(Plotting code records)
START
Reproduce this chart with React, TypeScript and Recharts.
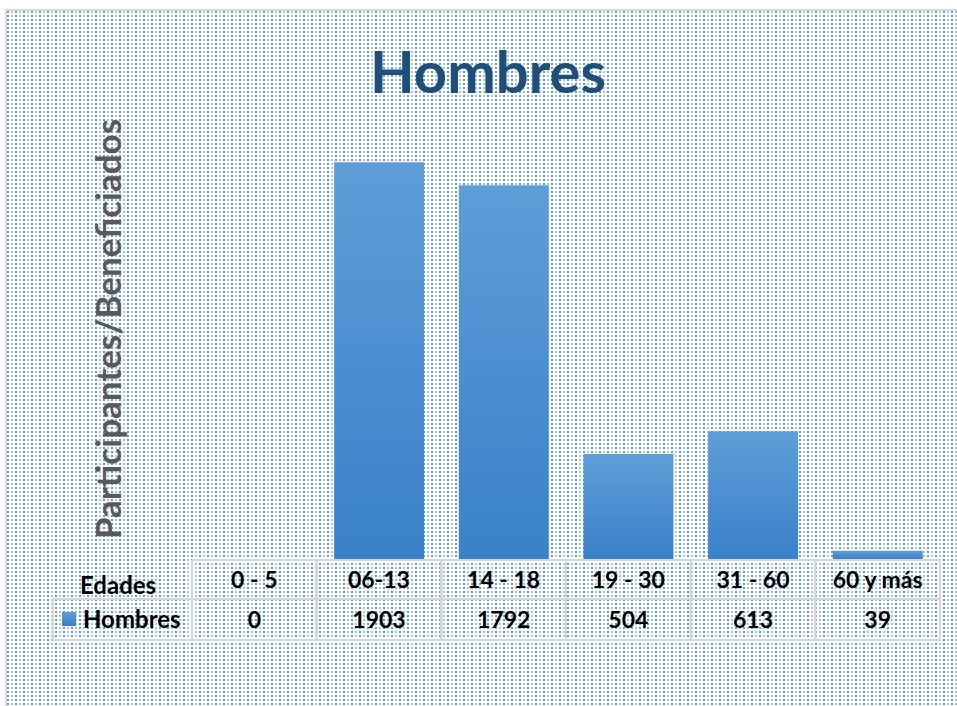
import React from 'react';
import { BarChart, Bar, XAxis, YAxis } from 'recharts';

const categories = ['0 - 5', '06-13', '14 - 18', '19 - 30', '31 - 60', '60 y más'];
const hombres = [0, 1903, 1792, 504, 613, 39];
const seriesName = 'Hombres';
const rowHeader = 'Edades';

const data = categories.map((c, i) => ({ edad: c, hombres: hombres[i] }));

const W = 957;
const H = 706;
const margin = { top: 142, right: 17, bottom: 57, left: 192 };
const cellW = (W - margin.left - margin.right) / categories.length;
const leftColW = 139;
const font = 'Lato, Calibri, sans-serif';
const gridColor = '#d6d6d6';

const TableTick = (props: any) => {
  const { x, y, payload, index } = props;
  const x0 = x - cellW / 2;
  const x1 = x + cellW / 2;
  const top = y + 1;
  const mid = top + 39;
  const bot = top + 80;
  const value = hombres[index];
  return (
    <g>
      <line x1={x0} y1={top} x2={x1} y2={top} stroke={gridColor} strokeWidth={2} />
      <line x1={x0} y1={mid} x2={x1} y2={mid} stroke={gridColor} strokeWidth={2} />
      <line x1={x0} y1={bot} x2={x1} y2={bot} stroke={gridColor} strokeWidth={2} />
      <line x1={x0} y1={top} x2={x0} y2={bot} stroke={gridColor} strokeWidth={2} />
      <line x1={x1} y1={top} x2={x1} y2={bot} stroke={gridColor} strokeWidth={2} />
      <text x={x} y={top + 28} textAnchor="middle" fontFamily={font} fontWeight={700} fontSize={23} fill="#000">
        {payload.value}
      </text>
      <text x={x} y={mid + 29} textAnchor="middle" fontFamily={font} fontWeight={700} fontSize={23} fill="#000">
        {value}
      </text>
      {index === 0 && (
        <g>
          <line x1={x0 - leftColW} y1={mid} x2={x0} y2={mid} stroke={gridColor} strokeWidth={2} />
          <line x1={x0 - leftColW} y1={bot} x2={x0} y2={bot} stroke={gridColor} strokeWidth={2} />
          <line x1={x0 - leftColW} y1={mid} x2={x0 - leftColW} y2={bot} stroke={gridColor} strokeWidth={2} />
          <text x={x0 - leftColW + 27} y={top + 34} fontFamily={font} fontWeight={700} fontSize={24} fill="#000">
            {rowHeader}
          </text>
          <rect x={x0 - leftColW + 9} y={mid + 13} width={14} height={14} fill="url(#barGrad)" />
          <text x={x0 - leftColW + 30} y={mid + 29} fontFamily={font} fontWeight={700} fontSize={24} fill="#000">
            {seriesName}
          </text>
        </g>
      )}
    </g>
  );
};

export default function App() {
  return (
    <div style={{ position: 'absolute', left: 0, top: 0, width: W, height: H, overflow: 'hidden' }}>
      <svg width={W} height={H} style={{ position: 'absolute', left: 0, top: 0 }}>
        <defs>
          <pattern id="dots" width={8} height={4} patternUnits="userSpaceOnUse" x={6} y={10}>
            <rect width={8} height={4} fill="#ffffff" />
            <rect x={1} y={1} width={2} height={2} fill="#5b9bd5" />
            <rect x={5} y={1} width={2} height={2} fill="#9fc5ea" />
          </pattern>
        </defs>
        <rect x={6} y={10} width={W + 10} height={H + 10} fill="url(#dots)" stroke="#d9d9d9" strokeWidth={2} />
        <text x={488} y={93} textAnchor="middle" fontFamily={font} fontWeight={700} fontSize={58} fill="#1f4e79">
          Hombres
        </text>
        <text
          x={121}
          y={329}
          transform="rotate(-90 121 329)"
          textAnchor="middle"
          fontFamily={font}
          fontWeight={700}
          fontSize={35}
          fill="#595959"
        >
          Participantes/Beneficiados
        </text>
      </svg>
      <div style={{ position: 'absolute', left: 0, top: 0 }}>
        <BarChart width={W} height={H} data={data} margin={margin} barCategoryGap="14%">
          <defs>
            <linearGradient id="barGrad" x1="0" y1="0" x2="0" y2="1">
              <stop offset="0%" stopColor="#5e9dd8" />
              <stop offset="100%" stopColor="#3a81c9" />
            </linearGradient>
          </defs>
          <YAxis hide domain={[0, 2000]} />
          <XAxis
            dataKey="edad"
            height={90}
            axisLine={false}
            tickLine={false}
            tickSize={0}
            tickMargin={0}
            interval={0}
            tick={<TableTick />}
          />
          <Bar dataKey="hombres" fill="url(#barGrad)" isAnimationActive={false} />
        </BarChart>
      </div>
    </div>
  );
}
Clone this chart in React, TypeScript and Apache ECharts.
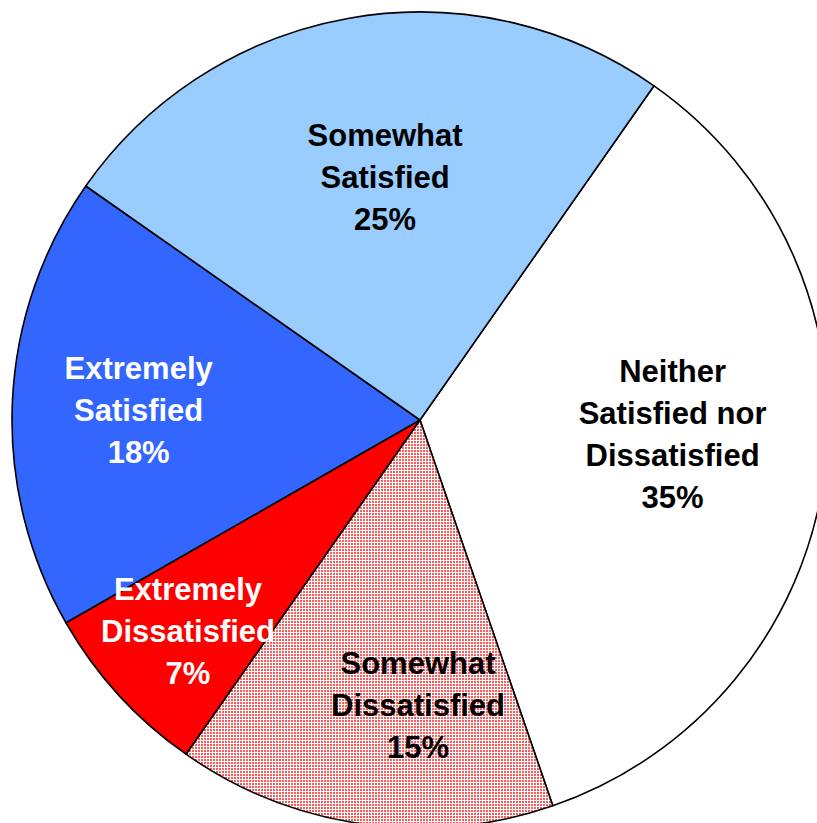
import React, { useEffect, useRef } from "react";
import * as echarts from "echarts";

// Slices in clockwise order starting from the top-right boundary
const categories = [
  "Neither\nSatisfied nor\nDissatisfied",
  "Somewhat\nDissatisfied",
  "Extremely\nDissatisfied",
  "Extremely\nSatisfied",
  "Somewhat\nSatisfied",
];
const values = [35, 15, 7, 18, 25];
const sliceColors = ["#FFFFFF", "pattern", "#FF0000", "#3366FF", "#99CCFF"];
const labelColors = ["#000000", "#000000", "#FFFFFF", "#FFFFFF", "#000000"];
// label placement: radial fraction and angular nudge (degrees)
const labelRadius = [0.62, 0.7, 0.77, 0.69, 0.6];
const labelAngleNudge = [4.8, 7.6, 0, 0.6, -1.8];

const CX = 420;
const CY = 420;
const R = 408;
const START = 55;

function makePattern(): HTMLCanvasElement {
  const c = document.createElement("canvas");
  c.width = 3;
  c.height = 3;
  const ctx = c.getContext("2d")!;
  ctx.fillStyle = "#FFFFFF";
  ctx.fillRect(0, 0, 3, 3);
  ctx.fillStyle = "#FF5A5A";
  ctx.fillRect(0, 0, 2, 2);
  return c;
}

export default function App() {
  const ref = useRef<HTMLDivElement>(null);
  useEffect(() => {
    if (!ref.current) return;
    const chart = echarts.init(ref.current, undefined, { renderer: "svg" });
    const pattern = makePattern();
    const total = values.reduce((a, b) => a + b, 0);
    const mids: number[] = [];
    let acc = 0;
    values.forEach((v) => {
      const a0 = START - (acc / total) * 360;
      acc += v;
      const a1 = START - (acc / total) * 360;
      mids.push((a0 + a1) / 2);
    });
    chart.setOption({
      animation: false,
      backgroundColor: "#FFFFFF",
      series: [
        {
          type: "pie",
          center: [CX, CY],
          radius: R,
          startAngle: START,
          clockwise: true,
          silent: true,
          avoidLabelOverlap: false,
          labelLine: { show: false },
          itemStyle: { borderColor: "#000000", borderWidth: 1.6 },
          label: {
            show: true,
            position: "inside",
            align: "center",
            verticalAlign: "middle",
            fontFamily: "'Liberation Sans', Arial, sans-serif",
            fontWeight: "bold",
            fontSize: 31,
            lineHeight: 42,
            formatter: (p: any) => `${p.name}\n${p.value}%`,
          },
          labelLayout: (p: any) => {
            const i = p.dataIndex;
            const ang = ((mids[i] + labelAngleNudge[i]) * Math.PI) / 180;
            return {
              x: CX + labelRadius[i] * R * Math.cos(ang),
              y: CY - labelRadius[i] * R * Math.sin(ang),
              align: "center",
              verticalAlign: "middle",
            };
          },
          data: categories.map((name, i) => ({
            name,
            value: values[i],
            itemStyle: {
              color:
                sliceColors[i] === "pattern"
                  ? { image: pattern, repeat: "repeat" }
                  : sliceColors[i],
            },
            label: { color: labelColors[i] },
          })),
        },
      ],
    });
    return () => chart.dispose();
  }, []);
  return (
    <div
      ref={ref}
      style={{ position: "fixed", left: 0, top: 0, width: 817, height: 823 }}
    />
  );
}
END
Repeat each line of the records above exactly, but do not copy the pictures.

Reproduce this chart with React, TypeScript and Recharts.
import React from 'react';
import { BarChart, Bar, XAxis, YAxis } from 'recharts';

const categories = ['0 - 5', '06-13', '14 - 18', '19 - 30', '31 - 60', '60 y más'];
const hombres = [0, 1903, 1792, 504, 613, 39];
const seriesName = 'Hombres';
const rowHeader = 'Edades';

const data = categories.map((c, i) => ({ edad: c, hombres: hombres[i] }));

const W = 957;
const H = 706;
const margin = { top: 142, right: 17, bottom: 57, left: 192 };
const cellW = (W - margin.left - margin.right) / categories.length;
const leftColW = 139;
const font = 'Lato, Calibri, sans-serif';
const gridColor = '#d6d6d6';

const TableTick = (props: any) => {
  const { x, y, payload, index } = props;
  const x0 = x - cellW / 2;
  const x1 = x + cellW / 2;
  const top = y + 1;
  const mid = top + 39;
  const bot = top + 80;
  const value = hombres[index];
  return (
    <g>
      <line x1={x0} y1={top} x2={x1} y2={top} stroke={gridColor} strokeWidth={2} />
      <line x1={x0} y1={mid} x2={x1} y2={mid} stroke={gridColor} strokeWidth={2} />
      <line x1={x0} y1={bot} x2={x1} y2={bot} stroke={gridColor} strokeWidth={2} />
      <line x1={x0} y1={top} x2={x0} y2={bot} stroke={gridColor} strokeWidth={2} />
      <line x1={x1} y1={top} x2={x1} y2={bot} stroke={gridColor} strokeWidth={2} />
      <text x={x} y={top + 28} textAnchor="middle" fontFamily={font} fontWeight={700} fontSize={23} fill="#000">
        {payload.value}
      </text>
      <text x={x} y={mid + 29} textAnchor="middle" fontFamily={font} fontWeight={700} fontSize={23} fill="#000">
        {value}
      </text>
      {index === 0 && (
        <g>
          <line x1={x0 - leftColW} y1={mid} x2={x0} y2={mid} stroke={gridColor} strokeWidth={2} />
          <line x1={x0 - leftColW} y1={bot} x2={x0} y2={bot} stroke={gridColor} strokeWidth={2} />
          <line x1={x0 - leftColW} y1={mid} x2={x0 - leftColW} y2={bot} stroke={gridColor} strokeWidth={2} />
          <text x={x0 - leftColW + 27} y={top + 34} fontFamily={font} fontWeight={700} fontSize={24} fill="#000">
            {rowHeader}
          </text>
          <rect x={x0 - leftColW + 9} y={mid + 13} width={14} height={14} fill="url(#barGrad)" />
          <text x={x0 - leftColW + 30} y={mid + 29} fontFamily={font} fontWeight={700} fontSize={24} fill="#000">
            {seriesName}
          </text>
        </g>
      )}
    </g>
  );
};

export default function App() {
  return (
    <div style={{ position: 'absolute', left: 0, top: 0, width: W, height: H, overflow: 'hidden' }}>
      <svg width={W} height={H} style={{ position: 'absolute', left: 0, top: 0 }}>
        <defs>
          <pattern id="dots" width={8} height={4} patternUnits="userSpaceOnUse" x={6} y={10}>
            <rect width={8} height={4} fill="#ffffff" />
            <rect x={1} y={1} width={2} height={2} fill="#5b9bd5" />
            <rect x={5} y={1} width={2} height={2} fill="#9fc5ea" />
          </pattern>
        </defs>
        <rect x={6} y={10} width={W + 10} height={H + 10} fill="url(#dots)" stroke="#d9d9d9" strokeWidth={2} />
        <text x={488} y={93} textAnchor="middle" fontFamily={font} fontWeight={700} fontSize={58} fill="#1f4e79">
          Hombres
        </text>
        <text
          x={121}
          y={329}
          transform="rotate(-90 121 329)"
          textAnchor="middle"
          fontFamily={font}
          fontWeight={700}
          fontSize={35}
          fill="#595959"
        >
          Participantes/Beneficiados
        </text>
      </svg>
      <div style={{ position: 'absolute', left: 0, top: 0 }}>
        <BarChart width={W} height={H} data={data} margin={margin} barCategoryGap="14%">
          <defs>
            <linearGradient id="barGrad" x1="0" y1="0" x2="0" y2="1">
              <stop offset="0%" stopColor="#5e9dd8" />
              <stop offset="100%" stopColor="#3a81c9" />
            </linearGradient>
          </defs>
          <YAxis hide domain={[0, 2000]} />
          <XAxis
            dataKey="edad"
            height={90}
            axisLine={false}
            tickLine={false}
            tickSize={0}
            tickMargin={0}
            interval={0}
            tick={<TableTick />}
          />
          <Bar dataKey="hombres" fill="url(#barGrad)" isAnimationActive={false} />
        </BarChart>
      </div>
    </div>
  );
}
Clone this chart in React, TypeScript and Apache ECharts.
import React, { useEffect, useRef } from "react";
import * as echarts from "echarts";

// Slices in clockwise order starting from the top-right boundary
const categories = [
  "Neither\nSatisfied nor\nDissatisfied",
  "Somewhat\nDissatisfied",
  "Extremely\nDissatisfied",
  "Extremely\nSatisfied",
  "Somewhat\nSatisfied",
];
const values = [35, 15, 7, 18, 25];
const sliceColors = ["#FFFFFF", "pattern", "#FF0000", "#3366FF", "#99CCFF"];
const labelColors = ["#000000", "#000000", "#FFFFFF", "#FFFFFF", "#000000"];
// label placement: radial fraction and angular nudge (degrees)
const labelRadius = [0.62, 0.7, 0.77, 0.69, 0.6];
const labelAngleNudge = [4.8, 7.6, 0, 0.6, -1.8];

const CX = 420;
const CY = 420;
const R = 408;
const START = 55;

function makePattern(): HTMLCanvasElement {
  const c = document.createElement("canvas");
  c.width = 3;
  c.height = 3;
  const ctx = c.getContext("2d")!;
  ctx.fillStyle = "#FFFFFF";
  ctx.fillRect(0, 0, 3, 3);
  ctx.fillStyle = "#FF5A5A";
  ctx.fillRect(0, 0, 2, 2);
  return c;
}

export default function App() {
  const ref = useRef<HTMLDivElement>(null);
  useEffect(() => {
    if (!ref.current) return;
    const chart = echarts.init(ref.current, undefined, { renderer: "svg" });
    const pattern = makePattern();
    const total = values.reduce((a, b) => a + b, 0);
    const mids: number[] = [];
    let acc = 0;
    values.forEach((v) => {
      const a0 = START - (acc / total) * 360;
      acc += v;
      const a1 = START - (acc / total) * 360;
      mids.push((a0 + a1) / 2);
    });
    chart.setOption({
      animation: false,
      backgroundColor: "#FFFFFF",
      series: [
        {
          type: "pie",
          center: [CX, CY],
          radius: R,
          startAngle: START,
          clockwise: true,
          silent: true,
          avoidLabelOverlap: false,
          labelLine: { show: false },
          itemStyle: { borderColor: "#000000", borderWidth: 1.6 },
          label: {
            show: true,
            position: "inside",
            align: "center",
            verticalAlign: "middle",
            fontFamily: "'Liberation Sans', Arial, sans-serif",
            fontWeight: "bold",
            fontSize: 31,
            lineHeight: 42,
            formatter: (p: any) => `${p.name}\n${p.value}%`,
          },
          labelLayout: (p: any) => {
            const i = p.dataIndex;
            const ang = ((mids[i] + labelAngleNudge[i]) * Math.PI) / 180;
            return {
              x: CX + labelRadius[i] * R * Math.cos(ang),
              y: CY - labelRadius[i] * R * Math.sin(ang),
              align: "center",
              verticalAlign: "middle",
            };
          },
          data: categories.map((name, i) => ({
            name,
            value: values[i],
            itemStyle: {
              color:
                sliceColors[i] === "pattern"
                  ? { image: pattern, repeat: "repeat" }
                  : sliceColors[i],
            },
            label: { color: labelColors[i] },
          })),
        },
      ],
    });
    return () => chart.dispose();
  }, []);
  return (
    <div
      ref={ref}
      style={{ position: "fixed", left: 0, top: 0, width: 817, height: 823 }}
    />
  );
}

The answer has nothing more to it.